Modular Structural operational semantics (MSOS) is a way of writing language specifications using inference rules. The modularity focus in MSOS is on reusing inference rules when new effects are added to a language. In traditional SOS, if we define evaluation for an arithmetic language, we need to rewrite the rules to include an environment if we want to add variables. MSOS gives us a formal way to reuse the rules from the arithmetic language without modification.
In this example, we examine whether we can model in Sterling the same addition of effects to evaluation without modifying rules. We do this by threading around a context to which we may add new types of elements for new effects, such as an environment for a language including variables. Our language is based on the one in the MSOS paper. However, in the interests of examining different types of additions, we pare the host language back farther than in the paper, moving Booleans and constant declarations into extensions.
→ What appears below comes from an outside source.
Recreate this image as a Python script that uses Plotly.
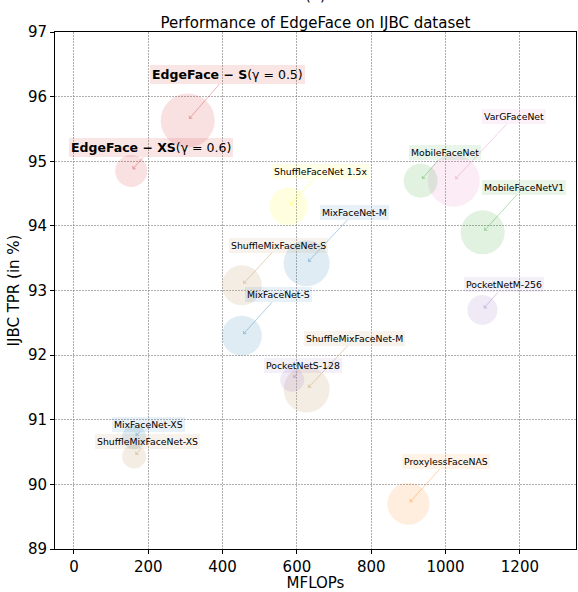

There are some parts of MSOS extensibility we cannot mimic. Because its modularity is focused on adding effects to existing evaluation relations, not on adding new syntax or semantic relations, it allows extensions to write new rules for evaluating existing constructs. In the paper language, this is used for adding errors in evaluation as a modular effect, defining error evaluation as part of an extension for host-language-introduced arithmetic expressions. Because of Sterling's focus on adding new syntax and semantic relations in extensions and ensuring the composed semantics are reasonable, we do not allow the introduction of such rules and thus cannot completely model MSOS.